What if she shares baseball and ice hockey with you, but not a passion for singing “Avinu Malkeinu” or “Adon Olam” or hearing “Kol Nidre”? If she does not share a love of the Jewish People and of the G-d of Israel, of the sereneness of the Shabbat, you never will have the chance to grow in that direction as you age. You will never be able to change course, unless you want to start dividing your family, your kids, your possessions, and start with alimony payments. As a rabbi of thirty years, I have seen it a hundred times — and more. Men in their 50s and 60s who wish they could get their non-Jewish wives to join them when invited as guests to the Rabbi’s Shabbat dinner table. Men who wish their non-Jewish wives would come to Shul with them and hear them recite the Haftorah they recited sixty years earlier — and appreciate what that means. Men who wish their wives would do more to make a more-kosher home for Passover. Men who see their wives bored out of their gourds during the Seder and unable to connect emotionally with Yom HaShoah or even with Menorah lighting.
By then it is too late. There are kids and hockey games and carpool. Too much accumulated joint property. So the kids have less connection to thiongs Jewish than do their Dads. And everyone ends up in some temple that caters to the Intermarried where, left without the core, they “make the best” of a bad situation, bereft of the core, knowing they never will be able to get back to what they suddenly rue having abandoned or having inadvertently given up.

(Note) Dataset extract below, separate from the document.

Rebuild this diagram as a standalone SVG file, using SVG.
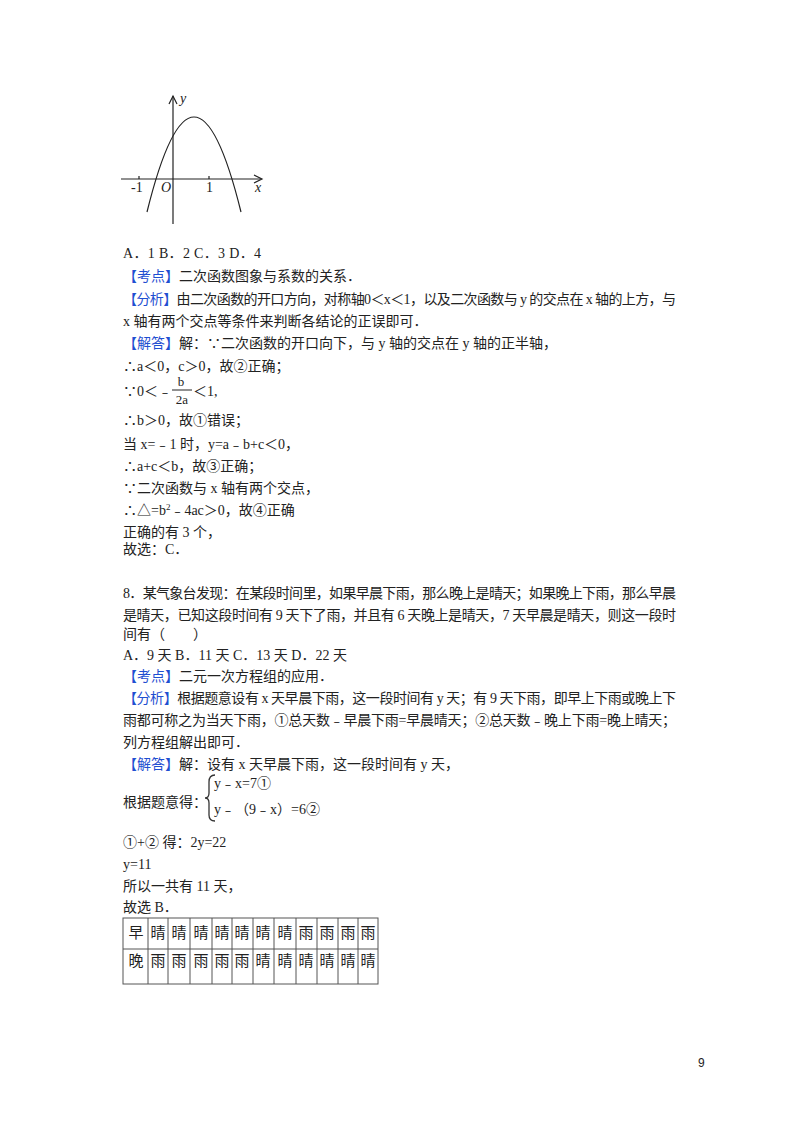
<svg xmlns="http://www.w3.org/2000/svg" width="800" height="1132" viewBox="0 0 800 1132">
<style>
text{font-family:"Liberation Serif","Noto Sans CJK SC",serif;font-size:14px;fill:#222}
.b{fill:#1f4fd1}
.g{stroke:#222;fill:none;stroke-width:1.2}
.t{stroke:#555;fill:none;stroke-width:1}
.tc{font-size:15px;text-anchor:middle}
</style>
<rect width="800" height="1132" fill="#fff"/>
<g id="graph">
<line class="g" x1="121" y1="179" x2="261" y2="179"/>
<path class="g" d="M254 175 L262 179 L254 183"/>
<line class="g" x1="173" y1="224" x2="173" y2="96"/>
<path class="g" d="M169 104 L173 96 L177 104"/>
<line class="g" x1="139" y1="176" x2="139" y2="179"/>
<line class="g" x1="209" y1="176" x2="209" y2="179"/>
<path class="g" d="M147 212 Q194 22 241 212"/>
<text x="180" y="103" style="font-style:italic">y</text>
<text x="255" y="192" style="font-style:italic">x</text>
<text x="131" y="192">-1</text>
<text x="161" y="192" style="font-style:italic">O</text>
<text x="206" y="192">1</text>
</g>
<g id="text1">
<text x="123" y="258" textLength="138">A．1 B．2 C．3 D．4</text>
<text x="123" y="281"><tspan class="b">【考点】</tspan>二次函数图象与系数的关系．</text>
<text x="123" y="304" textLength="553"><tspan class="b">【分析】</tspan>由二次函数的开口方向，对称轴0＜x＜1，以及二次函数与 y 的交点在 x 轴的上方，与</text>
<text x="123" y="326">x 轴有两个交点等条件来判断各结论的正误即可．</text>
<text x="123" y="348"><tspan class="b">【解答】</tspan>解：∵二次函数的开口向下，与 y 轴的交点在 y 轴的正半轴，</text>
<text x="123" y="371">∴a＜0，c＞0，故②正确；</text>
<text x="123" y="396">∵0＜﹣</text>
<text x="181" y="386" style="font-size:13px;text-anchor:middle">b</text>
<line x1="172" y1="390" x2="192" y2="390" stroke="#222"/>
<text x="182" y="404" style="font-size:13px;text-anchor:middle">2a</text>
<text x="193" y="396">＜1,</text>
<text x="123" y="425">∴b＞0，故①错误；</text>
<text x="123" y="449">当 x=﹣1 时，y=a﹣b+c＜0，</text>
<text x="123" y="471">∴a+c＜b，故③正确；</text>
<text x="123" y="493">∵二次函数与 x 轴有两个交点，</text>
<text x="123" y="515">∴△=b<tspan dy="-5" style="font-size:9px">2</tspan><tspan dy="5">﹣4ac＞0，故④正确</tspan></text>
<text x="123" y="537">正确的有 3 个，</text>
<text x="123" y="554">故选：C．</text>
</g>
<g id="text2">
<text x="123" y="598" textLength="553">8．某气象台发现：在某段时间里，如果早晨下雨，那么晚上是晴天；如果晚上下雨，那么早晨</text>
<text x="123" y="620" textLength="553">是晴天，已知这段时间有 9 天下了雨，并且有 6 天晚上是晴天，7 天早晨是晴天，则这一段时</text>
<text x="123" y="639">间有（　　）</text>
<text x="123" y="660">A．9 天 B．11 天 C．13 天 D．22 天</text>
<text x="123" y="681"><tspan class="b">【考点】</tspan>二元一次方程组的应用．</text>
<text x="123" y="703" textLength="553"><tspan class="b">【分析】</tspan>根据题意设有 x 天早晨下雨，这一段时间有 y 天；有 9 天下雨，即早上下雨或晚上下</text>
<text x="123" y="725" textLength="553">雨都可称之为当天下雨，①总天数﹣早晨下雨=早晨晴天；②总天数﹣晚上下雨=晚上晴天；</text>
<text x="123" y="747">列方程组解出即可．</text>
<text x="123" y="769"><tspan class="b">【解答】</tspan>解：设有 x 天早晨下雨，这一段时间有 y 天，</text>
<text x="123" y="807">根据题意得：</text>
<path d="M215 775 Q209 775 209 782 L209 793 Q209 798 205 798 Q209 798 209 803 L209 815 Q209 821 215 821" fill="none" stroke="#333" stroke-width="1.3"/>
<text x="214" y="788">y﹣x=7①</text>
<text x="214" y="814">y﹣（9﹣x）=6②</text>
<text x="123" y="847">①+② 得：2y=22</text>
<text x="123" y="869">y=11</text>
<text x="123" y="891">所以一共有 11 天，</text>
<text x="123" y="912">故选 B．</text>
</g>
<g id="table">
<rect class="t" x="123" y="918" width="255" height="66"/>
<line class="t" x1="123" y1="949" x2="378" y2="949"/>
<g class="t">
<line x1="148" y1="918" x2="148" y2="984"/><line x1="168" y1="918" x2="168" y2="984"/>
<line x1="190" y1="918" x2="190" y2="984"/><line x1="212" y1="918" x2="212" y2="984"/>
<line x1="232" y1="918" x2="232" y2="984"/><line x1="253" y1="918" x2="253" y2="984"/>
<line x1="274" y1="918" x2="274" y2="984"/><line x1="296" y1="918" x2="296" y2="984"/>
<line x1="317" y1="918" x2="317" y2="984"/><line x1="338" y1="918" x2="338" y2="984"/>
<line x1="358" y1="918" x2="358" y2="984"/>
</g>
<g class="tc">
<text class="tc" x="136" y="938">早</text><text class="tc" x="158" y="938">晴</text><text class="tc" x="179" y="938">晴</text><text class="tc" x="201" y="938">晴</text><text class="tc" x="222" y="938">晴</text><text class="tc" x="242" y="938">晴</text><text class="tc" x="263" y="938">晴</text><text class="tc" x="285" y="938">晴</text><text class="tc" x="306" y="938">雨</text><text class="tc" x="327" y="938">雨</text><text class="tc" x="348" y="938">雨</text><text class="tc" x="368" y="938">雨</text>
<text class="tc" x="136" y="966">晚</text><text class="tc" x="158" y="966">雨</text><text class="tc" x="179" y="966">雨</text><text class="tc" x="201" y="966">雨</text><text class="tc" x="222" y="966">雨</text><text class="tc" x="242" y="966">雨</text><text class="tc" x="263" y="966">晴</text><text class="tc" x="285" y="966">晴</text><text class="tc" x="306" y="966">晴</text><text class="tc" x="327" y="966">晴</text><text class="tc" x="348" y="966">晴</text><text class="tc" x="368" y="966">晴</text>
</g>
</g>
<text x="698" y="1067" style="font-family:'Liberation Sans',sans-serif;font-size:12px">9</text>
</svg>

One ages gracefully, reaching his 60s and 70s, on the cusp of his 80s. Suddenly he starts thinking about the greater picture, the life he has made and that he soon will leave behind for Wikipedia to post. He sees his children barely exuding even hints of real Jewishness and his grandchildren completely lost from Judaism. Great-grandchildren going to church. He tries reconnecting on an occasional Shabbat with his G-d, but his wife expects him home on Saturday by 2:00 pm. The most he can get for Pesach is a Seder straight out of “Curb Your Enthusiasm.” For his expensive Yom Kippur ticket, he gets a sermon on Gay Rights — and his wife and grandchildren are not there even for that. Maybe a son joins him, but needs to leave early to opick up the kids from a birthday party. He looks around him, and he realizes that it was not because marrying a Jew would be “easier” or would “make his Mother happy” after all. Rather, it was because his soul had the capacity to live forever, and he realized it only too late.